Stocks fell after the Federal Reserve hiked interest rates and indicated that two more increases are likely this year.
The Dow Jones industrial average fell 119.53 points to finish at 25,201.20 as losses in Boeing and Caterpiller shares offset gains in shares of Walt Disney Company. The S&P 500 lost 0.4 percent to close at 2,775.63 with consumer discretionary the only positive sector.
The Nasdaq composite rose to a new intraday high early in the session as media stocks rallied following a federal judge’s decision to permit AT&T’s bid for Time Warner. The tech-heavy index later dropped 0.11 percent to finish at 7,695.70 following the Fed’s decision.
The Federal Reserve hiked interest rates 25 basis points after its June meeting as widely expected, but suggested two more increases are likely this year. According to the Fed’s so-called dot plot, which tracks participant expectations for interest rates, members now expect four hikes this year, up from the three previously expected.

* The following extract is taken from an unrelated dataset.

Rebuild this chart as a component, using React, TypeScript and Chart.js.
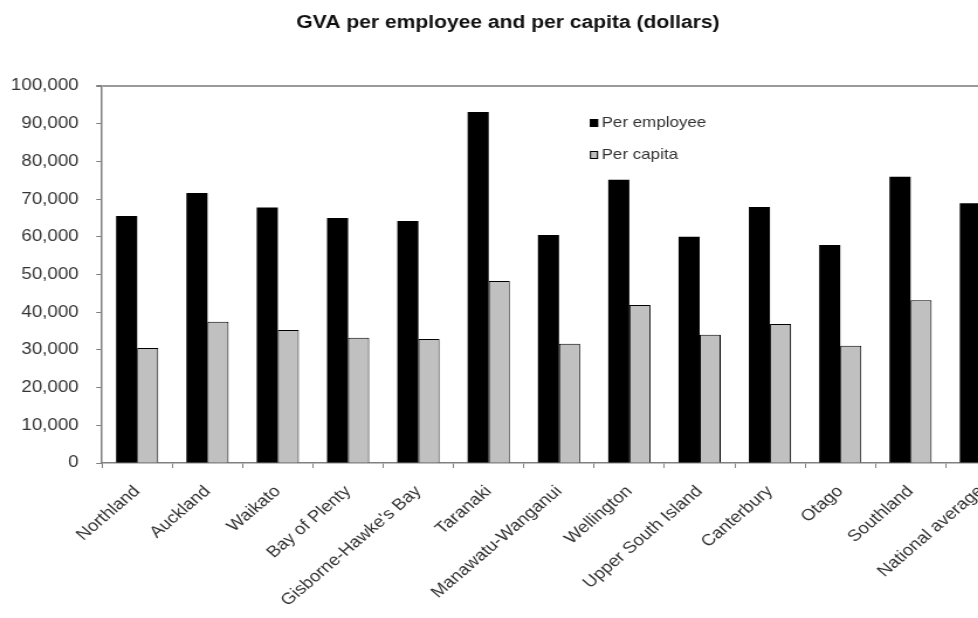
import React, { useEffect, useRef } from "react";
import { Chart, registerables } from "chart.js";

Chart.register(...registerables);

const categories = [
  "Northland",
  "Auckland",
  "Waikato",
  "Bay of Plenty",
  "Gisborne-Hawke's Bay",
  "Taranaki",
  "Manawatu-Wanganui",
  "Wellington",
  "Upper South Island",
  "Canterbury",
  "Otago",
  "Southland",
  "National average",
];

const perEmployee = [65500, 71600, 67800, 65000, 64200, 93100, 60500, 75100, 60000, 67900, 57800, 75900, 68900];
const perCapita = [30500, 37500, 35300, 33200, 32900, 48300, 31600, 41900, 34000, 36900, 31100, 43200, 36500];

const yTicks = [0, 10000, 20000, 30000, 40000, 50000, 60000, 70000, 80000, 90000, 100000];

const titleText = "GVA per employee and per capita (dollars)";

const STRETCH = 1.17;
const LOGICAL_W = 891;
const H = 618;

const legendPlugin = {
  id: "innerLegend",
  afterDatasetsDraw(chart: any) {
    const { ctx, chartArea } = chart;
    const rows = [37, 69];
    ctx.save();
    chart.data.datasets.forEach((ds: any, i: number) => {
      const bx = chartArea.left + 417;
      const by = chartArea.top + rows[i] - 4;
      ctx.fillStyle = ds.backgroundColor;
      ctx.fillRect(bx, by, 7, 8);
      ctx.strokeStyle = "#000";
      ctx.lineWidth = 1;
      ctx.strokeRect(bx + 0.5, by + 0.5, 6, 7);
      ctx.fillStyle = "#333";
      ctx.font = "14.5px 'Liberation Sans', Arial, sans-serif";
      ctx.textBaseline = "middle";
      ctx.textAlign = "left";
      ctx.fillText(ds.label, chartArea.left + 427, chartArea.top + rows[i]);
    });
    ctx.restore();
  },
};

export default function App() {
  const ref = useRef<HTMLCanvasElement | null>(null);

  useEffect(() => {
    const canvas = ref.current;
    if (!canvas) return;
    const chart = new Chart(canvas, {
      type: "bar",
      data: {
        labels: categories,
        datasets: [
          {
            label: "Per employee",
            data: perEmployee,
            backgroundColor: "#000000",
            borderWidth: 0,
            categoryPercentage: 0.6,
            barPercentage: 1.0,
          },
          {
            label: "Per capita",
            data: perCapita,
            backgroundColor: "#c0c0c0",
            borderColor: "#000000",
            borderWidth: 1,
            categoryPercentage: 0.6,
            barPercentage: 1.0,
          },
        ],
      },
      options: {
        responsive: false,
        animation: false,
        devicePixelRatio: 1,
        layout: { padding: { left: 0, right: 22.6, top: 0, bottom: 0 } },
        plugins: {
          legend: { display: false },
          tooltip: { enabled: false },
          title: {
            display: true,
            text: titleText,
            color: "#111",
            font: { family: "'Liberation Sans', Arial, sans-serif", size: 18, weight: "bold" },
            padding: { top: 12.2, bottom: 52.2 },
          },
        },
        scales: {
          x: {
            grid: {
              offset: true,
              drawOnChartArea: false,
              drawTicks: true,
              tickLength: 5,
              tickColor: "#808080",
            },
            border: { color: "#808080", width: 1.5 },
            ticks: {
              minRotation: 45,
              maxRotation: 45,
              autoSkip: false,
              padding: 14,
              color: "#333",
              font: { family: "'Liberation Sans', Arial, sans-serif", size: 16 },
            },
            afterFit: (scale: any) => {
              scale.height = 155;
            },
          },
          y: {
            min: 0,
            max: 100000,
            afterBuildTicks: (scale: any) => {
              scale.ticks = yTicks.map((v) => ({ value: v }));
            },
            grid: {
              drawOnChartArea: true,
              color: (c: any) => (c.tick && c.tick.value === 100000 ? "#9a9a9a" : "rgba(0,0,0,0)"),
              lineWidth: (c: any) => (c.tick && c.tick.value === 100000 ? 2 : 1),
              tickColor: "#808080",
              tickLength: 5,
            },
            border: { color: "#808080", width: 1.5 },
            ticks: {
              padding: 15,
              color: "#333",
              font: { family: "'Liberation Sans', Arial, sans-serif", size: 16 },
              callback: (v: any) => Number(v).toLocaleString("en-US"),
            },
            afterFit: (scale: any) => {
              scale.width = 87.2;
            },
          },
        },
      },
      plugins: [legendPlugin],
    });
    return () => chart.destroy();
  }, []);

  return (
    <div style={{ width: 978, height: H, overflow: "hidden", background: "#fff" }}>
      <style>{"html,body{margin:0;padding:0;overflow:hidden;background:#fff}"}</style>
      <div style={{ transform: `scaleX(${STRETCH})`, transformOrigin: "0 0", width: LOGICAL_W, height: H }}>
        <canvas
          ref={ref}
          width={LOGICAL_W}
          height={H}
          style={{ width: LOGICAL_W, height: H, display: "block" }}
        />
      </div>
    </div>
  );
}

The notion of a more aggressive Fed raised concerns about higher borrowing costs dragging on the economy and ultimately weighed on the market. Most of the mover lower came in the final 30 minutes of trading.
The Fed changed several phrases from its prior memos, citing more optimistic economic growth and higher inflation expectations.
“Information received since the Federal Open Market Committee met in May indicates that the labor market has continued to strengthen and that economic activity has been rising at a solid rate,” the Fed statement read. “Job gains have been strong, on average, in recent months, and the unemployment rate has declined.”
Wednesday’s increase in rates moves the funds target rate to 1.75 percent to 2 percent.
“I think the market is quite rightly globing on to the view that this is a more hawkish tone,” said Eric Lascelles, chief economist at RBC Global Asset Management. “On the economic side, notwithstanding a middling start to the year, second-quarter economic growth is tracking for 4 percent. While that’s probably not sustainable … all of the economic checkpoints are reading quite strong.”
The yield on the benchmark 10-year Treasury note briefly rose above 3 percent following the central bank’s statement before retreating back to 2.977 percent. The dollar index, which pits the greenback against a basket of other currencies, initially rose above 94 before backing off to 93.57.
Media and telecommunications stocks rose on Wednesday, stemming the market’s loss, following a U.S. District Court’s decision to allow AT&T’s $85 billion bid for Time Warner.
The federal judge’s ruling did not impose conditions on the merger’s approval, clearing the way for other vertical deals. The approved deal gives the pay-TV provider ownership of cable companies such as HBO and CNN as well as film studio Warner Bros.
Shares of Twenty-First Century Fox rallied 7.7 percent Wednesday, ahead of a widely anticipated bidding war between Comcast and Disney for portions of Rupert Murdoch’s business.
Disney, which offered Fox an all-stock, $52.4 billion deal for assets including cable networks and its entertainment businesses, will likely be forced to decide whether it’s willing to top a significantly higher bid from Comcast. Disney shares finished 1.9 percent higher.
After the close, Comcast offered $65 billion in cash for the Fox assets, a 19 percent premium to Disney’s bid.
Time Warner shares rallied 1.8 percent following the ruling, while online television and film company Netflix rallied 4.4 percent after Goldman Sachs reiterated its buy rating on shares and raised its price target to the highest on Wall Street.
AT&T shares declined 6.2 percent.
Media stocks are “moving on all of the possible M&A activity and I think it’s the other potential M&A targets that are getting the attention now,” said Art Hogan, chief market strategist at B. Riley FBR. “The other concern today would be if the signal coming out of the Fed is two more hikes this year and consensus moves up on that.”
While U.S. markets have remained comparatively calm over the past two weeks, stricter monetary policy from the Fed, as well as more hawkish commentary from the European Central Bank, appeared to stress certain debt-heavy economies like those of Italy and Brazil.
The ECB will hold its policy meeting on Thursday. The institution’s chief economist, Peter Praet, said last week that the central bank will discuss how it will wind down its bond-buying program at the meeting, a move that could affect rates worldwide.
Politics is however still likely to be on investors’ minds, as markets evaluate the outcome of a meeting between President Donald Trump and North Korean leader Kim Jong Un, who both signed an agreement Tuesday that committed to “complete denuclearization” of the Korean peninsula.